Next time you're admiring a 19th century American master painting at a museum or auction house, take a closer look. What looks like an authentic creation complete with cracks and yellowing varnish could actually be the work of forger Ken Perenyi.
Perenyi made millions of dollars over 30 years with more than 1,000 forgeries, allowing him to jet set around the world. His highest earning work was a Martin Johnson Heade forgery that sold for more than $700,000.
Perenyi tells the story of how he got away with it in his new book, Caveat Emptor: The Secret Life of an American Art Forger.
So does he hold on to guilt about duping individuals, museums and galleries who paid top dollar for his work?
"No. Not at all," Perenyi tells Laura Sullivan, guest host of weekends on All Things Considered. "I take pride in my work, and I think it speaks for itself.

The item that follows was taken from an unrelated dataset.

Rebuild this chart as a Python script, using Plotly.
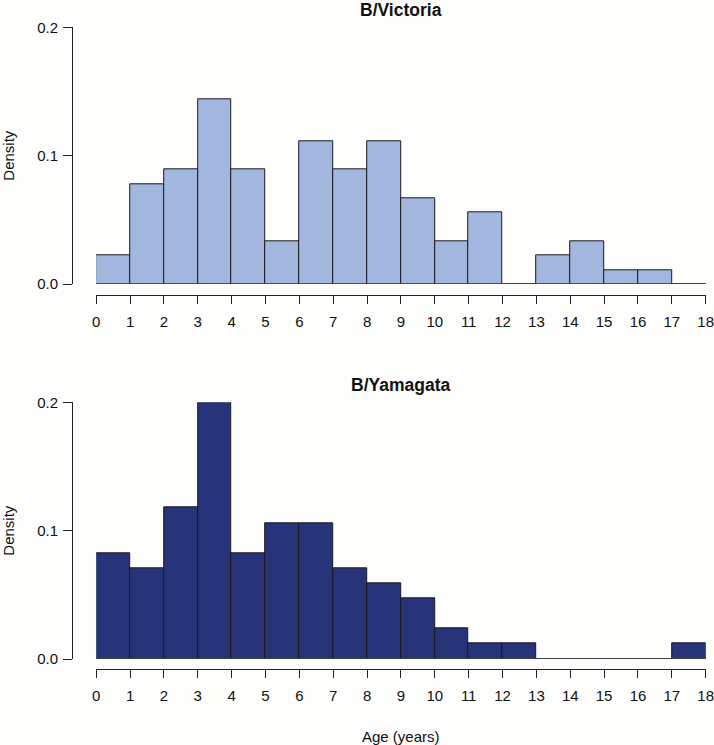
import plotly.graph_objects as go

# Bin edges (age in years) and densities
bin_edges = list(range(0, 19))
victoria_density = [0.022, 0.078, 0.089, 0.144, 0.089, 0.033, 0.111, 0.089, 0.111,
                    0.067, 0.033, 0.056, 0.0, 0.022, 0.033, 0.011, 0.011, 0.0]
yamagata_density = [0.082, 0.071, 0.118, 0.200, 0.082, 0.106, 0.106, 0.071, 0.059,
                    0.047, 0.024, 0.012, 0.012, 0.0, 0.0, 0.0, 0.0, 0.012]
x_ticks = list(range(0, 19))
y_ticks = [0.0, 0.1, 0.2]
y_tick_labels = ["0.0", "0.1", "0.2"]
titles = ["B/Victoria", "B/Yamagata"]
colors = ["#a3b7de", "#27347a"]

W, H = 714, 745
FONT = "Liberation Sans, Arial, Helvetica, sans-serif"

mids = [(bin_edges[i] + bin_edges[i + 1]) / 2 for i in range(len(bin_edges) - 1)]

fig = go.Figure()

def py(p):  # pixel y (from top) -> paper fraction
    return 1 - p / H

def px(p):  # pixel x -> paper fraction
    return p / W

x_dom = [px(96.2), px(705.7)]
panels = [
    dict(data=victoria_density, y0=284.0, y2=27.3, xline=294.7, title_y=10),
    dict(data=yamagata_density, y0=659.0, y2=402.3, xline=669.3, title_y=385),
]

for i, p in enumerate(panels):
    xa = "x" if i == 0 else "x2"
    ya = "y" if i == 0 else "y2"
    fig.add_trace(go.Scatter(
        x=[bin_edges[0], bin_edges[-1]], y=[0, 0], mode="lines",
        line=dict(color="#555555", width=1), xaxis=xa, yaxis=ya,
        showlegend=False, hoverinfo="skip", cliponaxis=False))
    fig.add_trace(go.Bar(
        x=mids, y=p["data"], width=1,
        marker=dict(color=colors[i], line=dict(color="#1a1a1a", width=1)),
        xaxis=xa, yaxis=ya, showlegend=False, cliponaxis=False))

    xkey = "xaxis" if i == 0 else "xaxis2"
    ykey = "yaxis" if i == 0 else "yaxis2"
    fig.update_layout(**{
        xkey: dict(
            domain=x_dom, range=[0, 18], anchor="free", position=py(p["xline"]),
            showline=True, linecolor="#222222", linewidth=1,
            ticks="outside", ticklen=8, tickwidth=1, tickcolor="#222222",
            tickvals=x_ticks, ticktext=[str(v) for v in x_ticks],
            showgrid=False, zeroline=False, automargin=False,
            tickfont=dict(family=FONT, size=15, color="#111111"),
            ticklabelstandoff=5, ticklabeloverflow="allow",
        ),
        ykey: dict(
            domain=[py(p["y0"]), py(p["y2"])], range=[0, 0.2],
            anchor="free", position=px(72),
            showline=True, linecolor="#222222", linewidth=1,
            ticks="outside", ticklen=9, tickwidth=1, tickcolor="#222222",
            tickvals=y_ticks, ticktext=y_tick_labels,
            showgrid=False, zeroline=False, automargin=False,
            tickfont=dict(family=FONT, size=15, color="#111111"),
            ticklabelstandoff=2, ticklabeloverflow="allow",
        ),
    })

    fig.add_annotation(text="<b>" + titles[i] + "</b>", x=px(400.8), y=py(p["title_y"]),
                       xref="paper", yref="paper", showarrow=False,
                       xanchor="center", yanchor="middle",
                       font=dict(family=FONT, size=17.5, color="#111111"))
    fig.add_annotation(text="Density", x=px(9), y=py((p["y0"] + p["y2"]) / 2),
                       xref="paper", yref="paper", showarrow=False, textangle=-90,
                       xanchor="center", yanchor="middle",
                       font=dict(family=FONT, size=15, color="#111111"))

fig.add_annotation(text="Age (years)", x=px(400.8), y=py(736),
                   xref="paper", yref="paper", showarrow=False,
                   xanchor="center", yanchor="middle",
                   font=dict(family=FONT, size=15, color="#111111"))

fig.update_layout(
    width=W, height=H,
    margin=dict(l=0, r=0, t=0, b=0, autoexpand=False),
    paper_bgcolor="#fdfdfb", plot_bgcolor="#fdfdfb",
    bargap=0,
)

# Remove the browser's default 8px body margin so the figure fills the window.
fig.write_html("out.html",
               config={"displayModeBar": False},
               post_script="document.body.style.margin='0px';"
                           "document.body.style.overflow='hidden';")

I would find it difficult to feel bad about creating beautiful paintings."
Perenyi has imitated the likes of Charles Bird King, James Buttersworth and James Herring, and believes the artists would appreciate his work.
"I'm convinced that if they were alive today, they would truly be thankful," he says.
In Perenyi's eyes, he's paid them a compliment: "I feel that they would be greatly flattered and would be more than happy to put their signature on any one of my paintings."
Perenyi's skill is unquestionable. So why didn't he build a career of his own as an artist instead of latching on to the success of others?
"That's a good question. I would have to say that, well, part of me wishes that maybe things were a little different," he says.
In the end, however, he attributes his choices to fate.
"Every time I was trying to put my collection together, one thing or another would happen that would cause me to have my plans disrupted, and I always had to fall back on forgery to survive," he says.
The FBI eventually caught on to the forgeries in the late 1990s and began an investigation. Mysteriously, no charges were ever brought against Perenyi. He says he thinks that's because of pressure from auction houses Christie's and Sotheby's, which could have come under fire for selling his forgeries.
The investigation prompted Pereyni to adopt a safer business model. He continues to paint today, but warns buyers they are purchasing reproductions.
Perenyi remembers his former more exciting life longingly.
"I looked upon my activities as a contest of wits with world experts, and I enjoyed every moment of it," he says. "It was intoxicating."